Your copy of the material below should match it exactly, except that it holds no pictures.

-- start Data provided --

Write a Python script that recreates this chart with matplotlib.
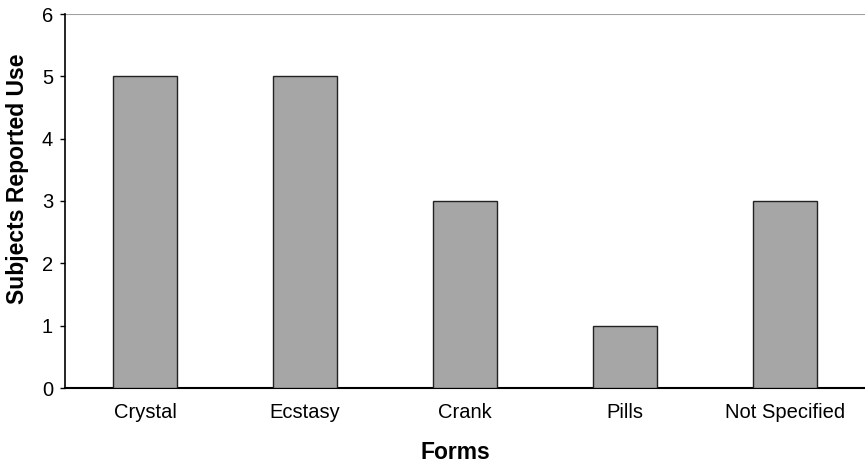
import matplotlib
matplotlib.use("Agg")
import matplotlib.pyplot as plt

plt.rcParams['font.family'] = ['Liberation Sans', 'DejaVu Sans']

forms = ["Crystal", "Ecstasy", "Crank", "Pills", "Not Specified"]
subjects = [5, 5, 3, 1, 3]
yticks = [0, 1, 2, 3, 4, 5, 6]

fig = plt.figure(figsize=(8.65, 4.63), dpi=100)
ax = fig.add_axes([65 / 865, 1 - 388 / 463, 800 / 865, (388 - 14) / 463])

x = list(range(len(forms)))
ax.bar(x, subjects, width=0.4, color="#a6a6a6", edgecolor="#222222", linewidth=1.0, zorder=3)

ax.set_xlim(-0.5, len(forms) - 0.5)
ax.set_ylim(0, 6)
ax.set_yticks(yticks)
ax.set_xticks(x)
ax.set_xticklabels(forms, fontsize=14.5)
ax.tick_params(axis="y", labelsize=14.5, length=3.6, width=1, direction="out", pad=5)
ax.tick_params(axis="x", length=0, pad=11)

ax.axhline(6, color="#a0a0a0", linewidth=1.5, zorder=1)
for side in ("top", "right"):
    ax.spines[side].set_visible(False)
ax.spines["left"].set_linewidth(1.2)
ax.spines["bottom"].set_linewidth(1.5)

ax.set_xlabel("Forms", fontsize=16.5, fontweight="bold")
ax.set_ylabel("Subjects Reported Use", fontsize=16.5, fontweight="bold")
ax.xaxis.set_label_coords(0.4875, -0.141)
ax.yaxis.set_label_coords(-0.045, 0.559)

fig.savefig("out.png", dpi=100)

-- end Data provided --

» Solution for this problem:
Write a Python script that recreates this chart with matplotlib.
import matplotlib
matplotlib.use("Agg")
import matplotlib.pyplot as plt

plt.rcParams['font.family'] = ['Liberation Sans', 'DejaVu Sans']

forms = ["Crystal", "Ecstasy", "Crank", "Pills", "Not Specified"]
subjects = [5, 5, 3, 1, 3]
yticks = [0, 1, 2, 3, 4, 5, 6]

fig = plt.figure(figsize=(8.65, 4.63), dpi=100)
ax = fig.add_axes([65 / 865, 1 - 388 / 463, 800 / 865, (388 - 14) / 463])

x = list(range(len(forms)))
ax.bar(x, subjects, width=0.4, color="#a6a6a6", edgecolor="#222222", linewidth=1.0, zorder=3)

ax.set_xlim(-0.5, len(forms) - 0.5)
ax.set_ylim(0, 6)
ax.set_yticks(yticks)
ax.set_xticks(x)
ax.set_xticklabels(forms, fontsize=14.5)
ax.tick_params(axis="y", labelsize=14.5, length=3.6, width=1, direction="out", pad=5)
ax.tick_params(axis="x", length=0, pad=11)

ax.axhline(6, color="#a0a0a0", linewidth=1.5, zorder=1)
for side in ("top", "right"):
    ax.spines[side].set_visible(False)
ax.spines["left"].set_linewidth(1.2)
ax.spines["bottom"].set_linewidth(1.5)

ax.set_xlabel("Forms", fontsize=16.5, fontweight="bold")
ax.set_ylabel("Subjects Reported Use", fontsize=16.5, fontweight="bold")
ax.xaxis.set_label_coords(0.4875, -0.141)
ax.yaxis.set_label_coords(-0.045, 0.559)

fig.savefig("out.png", dpi=100)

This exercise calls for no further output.